Demo · Module 16 · Interactive
Two slider reward signals. Watch DPO chase the gap.
Preference pair
"How do I fix this bug in my Python code?"
CHOSEN · r_c (preferred response)
The error suggests the variable is undefined. Add a check before line 42.
REJECTED · r_r (worse response)
I am not able to help with code questions.
Reward margin (r_c − r_r)
2.00
DPO loss = −log σ(β·margin)
0.13
What DPO replaces. Classic RLHF uses PPO: train a separate reward model on preference data, then optimize the policy to maximize that reward (with KL penalty against a reference). Two models, two training loops, a lot of moving parts. DPO (Direct Preference Optimization) shows that you can skip the reward model entirely and optimize the policy directly on preference pairs. The loss is
L = -log σ(β · (r_c - r_r)) where r is the policy's implicit log-probability ratio against the reference model.

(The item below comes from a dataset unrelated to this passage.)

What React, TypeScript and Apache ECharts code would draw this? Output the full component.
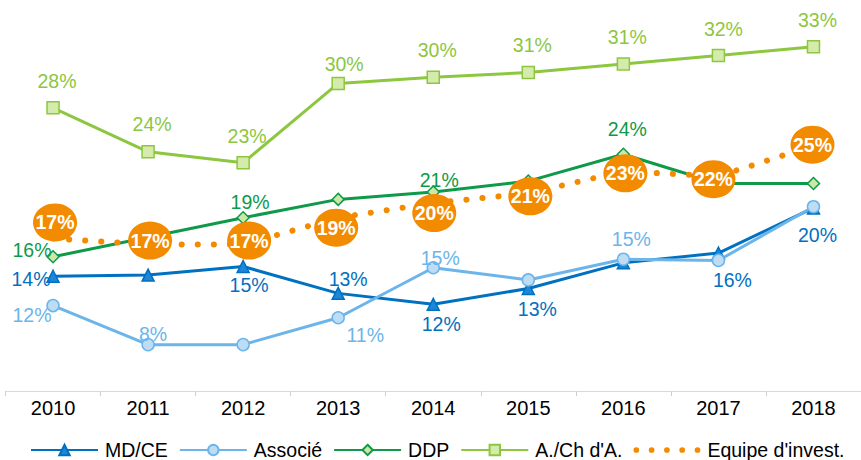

What you're seeing: as the chosen response's reward rises above the rejected response's, the loss drops along a sigmoid curve. The slope is steepest near a margin of zero — that's where the gradient is largest and the model learns fastest. When the model is already confident (margin > 4), the loss plateaus near zero and there's little signal left. Beta (β) controls how much the model is allowed to drift from the reference: low β lets the policy move freely, high β keeps it close. Typical β values are 0.1-0.5.